WHAT IS EXPECTED = Return every record below exactly as written, omitting any pictures.

— START OF DATA FOR PROCESSING —

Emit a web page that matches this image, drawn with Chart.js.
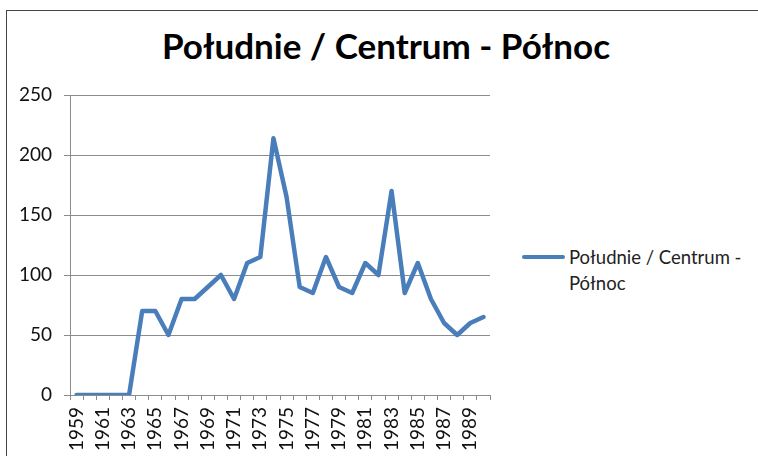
<!DOCTYPE html>
<html>
<head>
<meta charset="utf-8">
<script src="https://cdn.jsdelivr.net/npm/chart.js@4/dist/chart.umd.min.js"></script>
<style>
  body { margin: 0; background: #fff; overflow: hidden; }
  #wrap { position: relative; width: 758px; height: 456px; overflow: hidden; }
  #frame { position: absolute; left: 6px; top: 10px; width: 800px; height: 500px; border: 1px solid #444; }
  #title { position: absolute; left: 0; top: 24px; width: 772px; text-align: center;
           font: bold 35px Lato, sans-serif; color: #000; }
  #legend { position: absolute; left: 522px; top: 244px; font: 18.5px Lato, sans-serif; color: #222; line-height: 26px; }
  #legend .swatch { position: absolute; left: 0; top: 11px; width: 43px; height: 4px; background: #4a7ebb; border-radius: 2px; }
  #legend .txt { margin-left: 47px; width: 200px; }
  canvas { position: absolute; left: 0; top: 0; }
</style>
</head>
<body>
<div id="wrap">
  <div id="frame"></div>
  <div id="title">Południe / Centrum - Północ</div>
  <div id="legend"><div class="swatch"></div><div class="txt">Południe / Centrum - Północ</div></div>
  <canvas id="chart" width="758" height="456"></canvas>
</div>
<script>
var seriesName = 'Południe / Centrum - Północ';
var years = ['1959','1960','1961','1962','1963','1964','1965','1966','1967','1968',
             '1969','1970','1971','1972','1973','1974','1975','1976','1977','1978',
             '1979','1980','1981','1982','1983','1984','1985','1986','1987','1988',
             '1989','1990'];
var values = [0, 0, 0, 0, 0, 70, 70, 50, 80, 80,
              90, 100, 80, 110, 115, 214, 165, 90, 85, 115,
              90, 85, 110, 100, 170, 85, 110, 80, 60, 50,
              60, 65];
var yTicks = [0, 50, 100, 150, 200, 250];

var gridColor = '#8c8c8c';

var chart = new Chart(document.getElementById('chart'), {
  type: 'line',
  data: {
    labels: years,
    datasets: [{
      label: seriesName,
      data: values,
      borderColor: '#4a7ebb',
      borderWidth: 4.5,
      borderJoinStyle: 'round',
      borderCapStyle: 'round',
      pointRadius: 0,
      tension: 0,
      fill: false
    }]
  },
  options: {
    responsive: false,
    animation: false,
    layout: { padding: { left: 0, right: 268, top: 95, bottom: 0 } },
    plugins: { legend: { display: false }, title: { display: false }, tooltip: { enabled: false } },
    scales: {
      x: {
        offset: true,
        grid: { offset: true, drawOnChartArea: false, drawTicks: true, tickLength: 5, color: gridColor },
        border: { color: gridColor },
        ticks: {
          autoSkip: false, minRotation: 90, maxRotation: 90, padding: 7,
          color: '#111', font: { family: 'Lato', size: 19 },
          callback: function(v, i) { return i % 2 === 0 ? years[i] : ''; }
        },
        afterFit: function(s) { s.height = 61; }
      },
      y: {
        min: 0, max: 250,
        afterBuildTicks: function(s) { s.ticks = yTicks.map(function(v) { return { value: v }; }); },
        grid: { color: gridColor, tickLength: 6 },
        border: { color: gridColor },
        ticks: { color: '#111', padding: 12, font: { family: 'Lato', size: 19 } },
        afterFit: function(s) { s.width = 70; }
      }
    }
  }
});
</script>
</body>
</html>
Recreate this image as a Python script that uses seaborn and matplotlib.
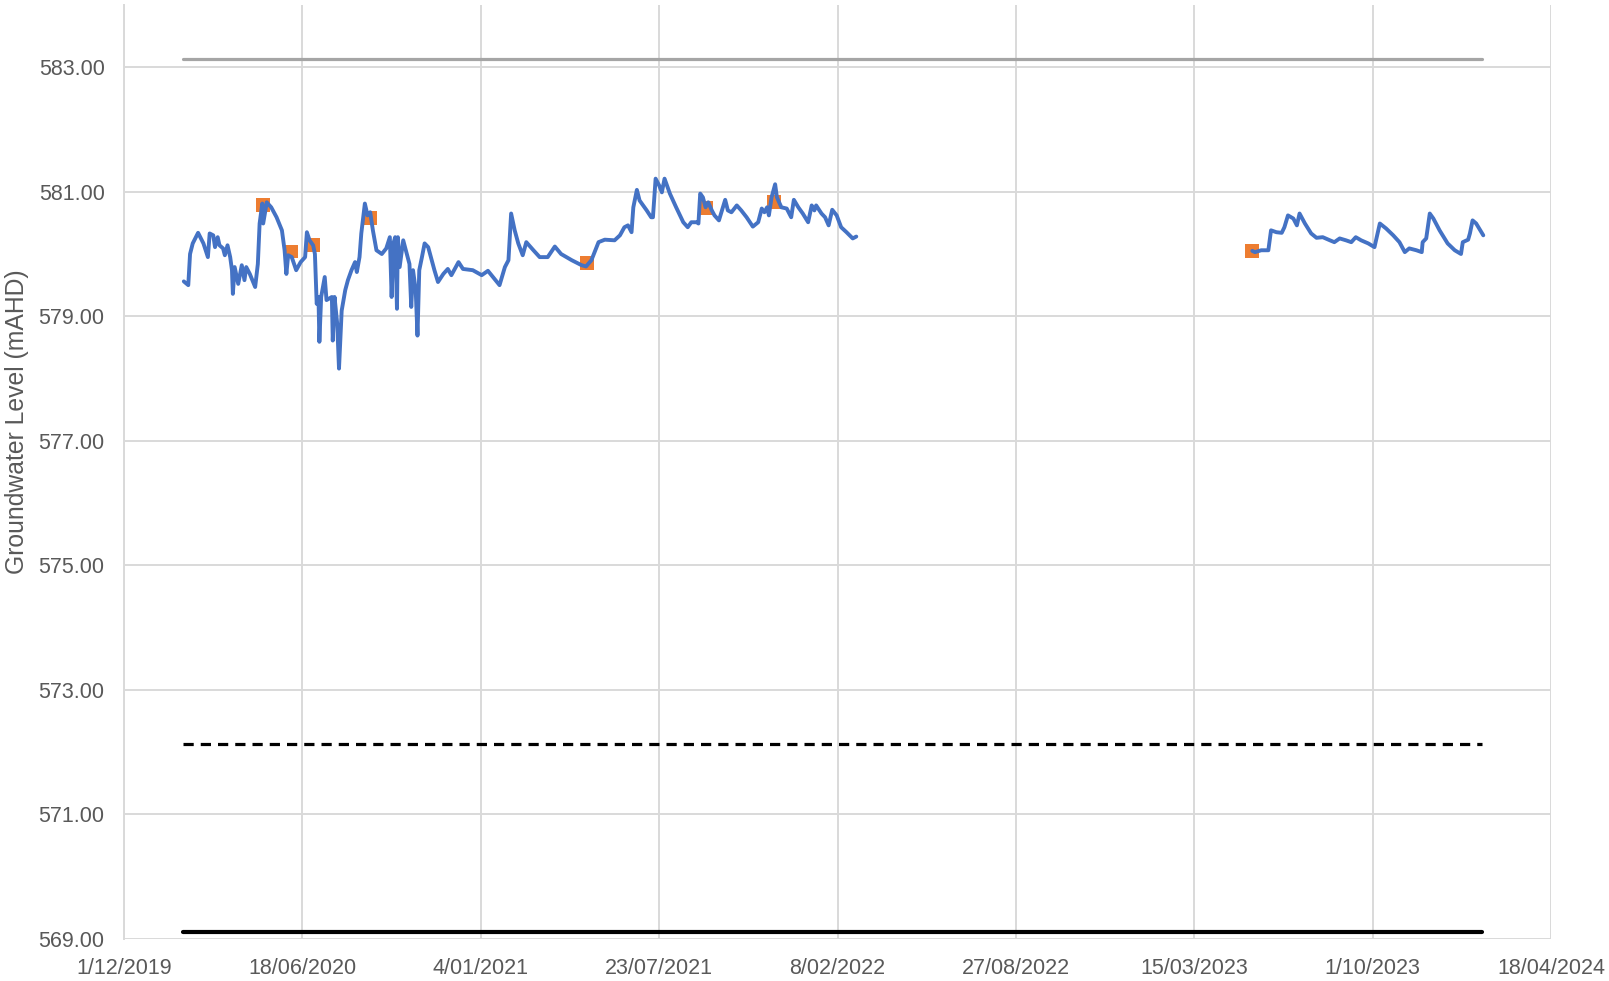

— END OF DATA FOR PROCESSING —

SOLUTION FOR THIS PROBLEM =
Emit a web page that matches this image, drawn with Chart.js.
<!DOCTYPE html>
<html>
<head>
<meta charset="utf-8">
<script src="https://cdn.jsdelivr.net/npm/chart.js@4/dist/chart.umd.min.js"></script>
<style>
  body { margin: 0; background: #fff; overflow: hidden; }
  #wrap { position: relative; width: 758px; height: 456px; overflow: hidden; }
  #frame { position: absolute; left: 6px; top: 10px; width: 800px; height: 500px; border: 1px solid #444; }
  #title { position: absolute; left: 0; top: 24px; width: 772px; text-align: center;
           font: bold 35px Lato, sans-serif; color: #000; }
  #legend { position: absolute; left: 522px; top: 244px; font: 18.5px Lato, sans-serif; color: #222; line-height: 26px; }
  #legend .swatch { position: absolute; left: 0; top: 11px; width: 43px; height: 4px; background: #4a7ebb; border-radius: 2px; }
  #legend .txt { margin-left: 47px; width: 200px; }
  canvas { position: absolute; left: 0; top: 0; }
</style>
</head>
<body>
<div id="wrap">
  <div id="frame"></div>
  <div id="title">Południe / Centrum - Północ</div>
  <div id="legend"><div class="swatch"></div><div class="txt">Południe / Centrum - Północ</div></div>
  <canvas id="chart" width="758" height="456"></canvas>
</div>
<script>
var seriesName = 'Południe / Centrum - Północ';
var years = ['1959','1960','1961','1962','1963','1964','1965','1966','1967','1968',
             '1969','1970','1971','1972','1973','1974','1975','1976','1977','1978',
             '1979','1980','1981','1982','1983','1984','1985','1986','1987','1988',
             '1989','1990'];
var values = [0, 0, 0, 0, 0, 70, 70, 50, 80, 80,
              90, 100, 80, 110, 115, 214, 165, 90, 85, 115,
              90, 85, 110, 100, 170, 85, 110, 80, 60, 50,
              60, 65];
var yTicks = [0, 50, 100, 150, 200, 250];

var gridColor = '#8c8c8c';

var chart = new Chart(document.getElementById('chart'), {
  type: 'line',
  data: {
    labels: years,
    datasets: [{
      label: seriesName,
      data: values,
      borderColor: '#4a7ebb',
      borderWidth: 4.5,
      borderJoinStyle: 'round',
      borderCapStyle: 'round',
      pointRadius: 0,
      tension: 0,
      fill: false
    }]
  },
  options: {
    responsive: false,
    animation: false,
    layout: { padding: { left: 0, right: 268, top: 95, bottom: 0 } },
    plugins: { legend: { display: false }, title: { display: false }, tooltip: { enabled: false } },
    scales: {
      x: {
        offset: true,
        grid: { offset: true, drawOnChartArea: false, drawTicks: true, tickLength: 5, color: gridColor },
        border: { color: gridColor },
        ticks: {
          autoSkip: false, minRotation: 90, maxRotation: 90, padding: 7,
          color: '#111', font: { family: 'Lato', size: 19 },
          callback: function(v, i) { return i % 2 === 0 ? years[i] : ''; }
        },
        afterFit: function(s) { s.height = 61; }
      },
      y: {
        min: 0, max: 250,
        afterBuildTicks: function(s) { s.ticks = yTicks.map(function(v) { return { value: v }; }); },
        grid: { color: gridColor, tickLength: 6 },
        border: { color: gridColor },
        ticks: { color: '#111', padding: 12, font: { family: 'Lato', size: 19 } },
        afterFit: function(s) { s.width = 70; }
      }
    }
  }
});
</script>
</body>
</html>
Recreate this image as a Python script that uses seaborn and matplotlib.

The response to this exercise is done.